Task description: Check every line for the word "matplotlib" and state how many lines have it. Reply with the number alone.

----- Source data

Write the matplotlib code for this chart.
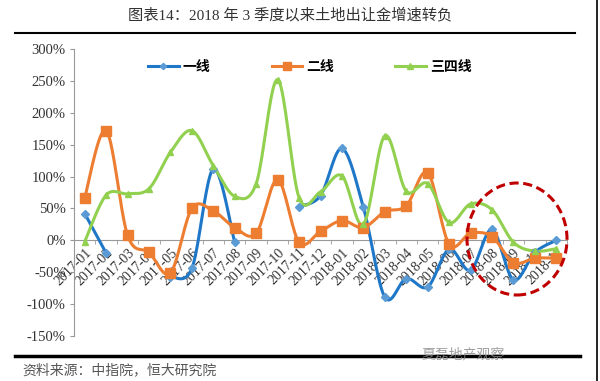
import numpy as np
import matplotlib.pyplot as plt
from matplotlib.patches import Ellipse
from matplotlib.lines import Line2D

plt.rcParams['font.family'] = ['Liberation Serif', 'Noto Sans CJK SC']

months = ["2017-01", "2017-02", "2017-03", "2017-04", "2017-05", "2017-06",
          "2017-07", "2017-08", "2017-09", "2017-10", "2017-11", "2017-12",
          "2018-01", "2018-02", "2018-03", "2018-04", "2018-05", "2018-06",
          "2018-07", "2018-08", "2018-09", "2018-10", "2018-11"]

# 一线 has gaps (None)
tier1 = [42, -20, None, None, -57, -44, 112, -3, None, None, 53, 70,
         144, 52, -89, -60, -73, -14, -47, 17, -62, -19, 0]
tier2 = [67, 172, 8, -19, -51, 50, 46, 20, 11, 95, -3, 14,
         31, 20, 45, 54, 106, -6, 11, 6, -35, -28, -28]
tier34 = [-2, 71, 73, 81, 138, 172, 117, 69, 89, 252, 67, 76,
          101, 25, 164, 77, 89, 28, 57, 48, -3, -17, -13]

names = ["一线", "二线", "三四线"]
colors = ["#1F77C8", "#ED7D31", "#92D050"]
mcolors = ["#5B9BD5", "#ED7D31", "#92D050"]
markers = ["D", "s", "^"]
msizes = [4, 6.5, 5]


def smooth(x, y, n=20):
    # catmull-rom curve through the points (like excel smoothed lines)
    x = np.asarray(x, float)
    y = np.asarray(y, float)
    if len(x) < 3:
        return x, y
    px = np.concatenate([[x[0]], x, [x[-1]]])
    py = np.concatenate([[y[0]], y, [y[-1]]])
    outx, outy = [], []
    t = np.linspace(0, 1, n)
    for i in range(1, len(px) - 2):
        for p, out in ((px, outx), (py, outy)):
            p0, p1, p2, p3 = p[i - 1], p[i], p[i + 1], p[i + 2]
            c1 = p1 + (p2 - p0) / 6
            c2 = p2 - (p3 - p1) / 6
            b = ((1 - t) ** 3 * p1 + 3 * (1 - t) ** 2 * t * c1
                 + 3 * (1 - t) * t ** 2 * c2 + t ** 3 * p2)
            out.extend(b)
    return np.array(outx), np.array(outy)


fig = plt.figure(figsize=(6, 3.81), dpi=100)
ax = fig.add_axes([74 / 600, 1 - 336 / 381, (567 - 74) / 600, (336 - 49) / 381])

xs = np.arange(len(months))
for vals, c, mc, m, ms in zip([tier1, tier2, tier34], colors, mcolors, markers, msizes):
    # split at gaps
    seg_x, seg_y = [], []
    segs = []
    for i, v in enumerate(vals):
        if v is None:
            if seg_x:
                segs.append((seg_x, seg_y))
            seg_x, seg_y = [], []
        else:
            seg_x.append(i)
            seg_y.append(v)
    if seg_x:
        segs.append((seg_x, seg_y))
    for sx, sy in segs:
        cx, cy = smooth(sx, sy)
        ax.plot(cx, cy, color=c, lw=2.2, zorder=3, solid_capstyle='round')
        ax.plot(sx, sy, ls='none', marker=m, ms=ms, color=mc, mec=mc, zorder=4)

ax.set_xlim(-0.5, len(months) - 0.5)
ax.set_ylim(-150, 300)
ax.set_yticks(np.arange(-150, 301, 50))
ax.set_yticklabels([f"{v}%" for v in range(-150, 301, 50)], fontsize=10.5, color="#333333")
ax.tick_params(axis='y', direction='out', length=3, color="#999999", pad=3)

for s in ['top', 'right']:
    ax.spines[s].set_visible(False)
ax.spines['left'].set_color("#999999")
ax.spines['bottom'].set_position(('data', 0))
ax.spines['bottom'].set_color("#999999")

ax.set_xticks(xs)
ax.set_xticklabels(months, rotation=45, ha='right', rotation_mode='anchor',
                   fontsize=10, color="#333333")
ax.set_xticks(np.arange(-0.5, len(months), 1), minor=True)
ax.tick_params(axis='x', which='major', length=0, pad=4)
ax.tick_params(axis='x', which='minor', length=3, color="#999999", direction='out')

# legend
handles = [Line2D([], [], color=c, lw=2.2, marker=m, ms=ms * 0.8, mfc=mc, mec=mc)
           for c, mc, m, ms in zip(colors, mcolors, markers, msizes)]
fig.legend(handles, names, loc='center left',
           bbox_to_anchor=(148 / 600, 1 - 67 / 381), ncol=3,
           frameon=False, columnspacing=4.4, handlelength=2.2,
           handletextpad=0.3, borderpad=0, borderaxespad=0,
           prop={'weight': 'bold', 'size': 10})

# dashed circle highlighting the last months
circle = Ellipse((517, 381 - 239), 100, 112, transform=None, fill=False,
                 ec="#C00000", lw=2.2, ls=(0, (3, 1.5)), zorder=6)
fig.patches.append(circle)

# title and decoration
fig.text(290 / 600, 1 - 15 / 381, "图表14：2018 年 3 季度以来土地出让金增速转负",
         ha='center', va='center', fontsize=11, color="#333333")
fig.add_artist(Line2D([15 / 600, 575 / 600], [1 - 33 / 381, 1 - 33 / 381],
                      color='black', lw=1.5, transform=fig.transFigure))
fig.add_artist(Line2D([15 / 600, 580 / 600], [1 - 356 / 381, 1 - 356 / 381],
                      color='black', lw=2.5, transform=fig.transFigure))
fig.add_artist(Line2D([597 / 600, 597 / 600], [0, 1],
                      color='black', lw=1.2, transform=fig.transFigure))
fig.text(22 / 600, 1 - 370 / 381, "资料来源：中指院，恒大研究院", ha='left', va='center',
         fontsize=10, color="#555555", style='italic')
fig.text(505 / 600, 1 - 355 / 381, "夏磊地产观察", ha='right', va='center',
         fontsize=10, color="#888888", alpha=0.8)

fig.savefig("out.png", dpi=100)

----------

Task solution: 4